110 Years Since Mercedes' Dad Bought His First Car

by | Sep 2007 | 0 comments


Emil Jellinek didn’t only love Daimler cars; he also doted on his daughter, Mercédès.

In 1897, successful German-born businessman Emil Jellinek bought his first car from genius inventor Gottlieb Daimler. He became an enthusiastic fan of the automobile, took part in the earliest motor races, and quickly became the largest distributor of Daimler cars. A few months after Herr Daimler’s death in 1900, Jellinek persuaded the management of the Daimler-Motoren-Gesellschaft to have its chief designer, legendary and visionary engineer Wilhelm Maybach, build a fast, lightweight and safe car. Jellinek also made a second suggestion: the new car should bear the name of his daughter, Mercédès, who was then ten years old.

This example of the first Mercedes was owned by U.S. millionaire William K. Vanderbilt. Note how modern the essentials of its design are compared to other cars of the period. It had a low, stable stance, too.

And what a new car it was. More advanced than any other of the time, there’s no disputing that it set the pattern for all that was to come for many decades. Essentially, it defined the car as we know it today.
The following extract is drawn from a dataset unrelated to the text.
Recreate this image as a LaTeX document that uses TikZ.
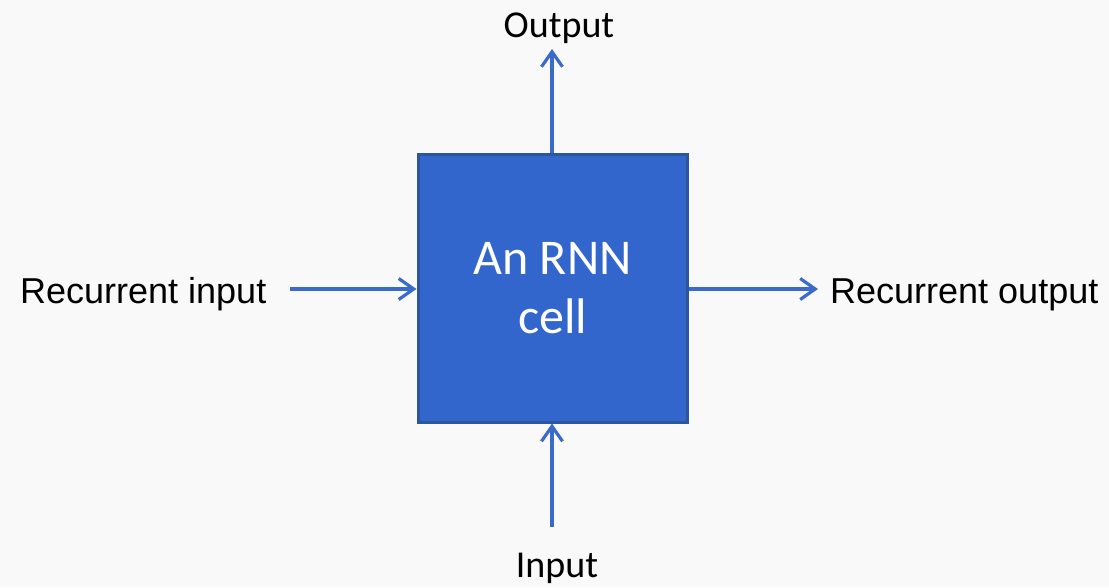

This Benz Velo of just a few years before provides astonishing proof of just how far ahead the
Mercedes was. And the Velo was the first
successful commercially-produced automobile.

Of course, during the previous 15 years since Karl Benz had patented his three-wheeler, all sorts of contraptions, both European and American, had been produced that proved capable of moving under their own power, more or less, but none but the 1901 Mercedes deserved billing as “The World’s First Modern Automobile.” Instead of a wooden frame, it featured pressed-steel chassis members. Its front-mounted, four-cylinder 35-horsepower engine was the first to use inlet valves operated by a camshaft. The car’s transmission allowed precise selection of any gear at will. Its honeycomb radiator with engine-driven fan was far more efficient (and more visually appealing) than the monstrous lengths of finned tubing used on other vehicles to dissipate excess engine heat. It was altogether quieter, more civilized and easier to operate than any other motor vehicle of the time – and it was quickly copied as the blueprint of cars that would follow.
In September of that year the name “Mercedes” was protected as a registered trademark. Twenty-four years later, DMG merged with Benz & Cie. The companies founded by the two inventors of the automobile, Gottlieb Daimler and Karl Benz, thus amalgamated to become Daimler-Benz AG; and Mercedes became Mercedes-Benz.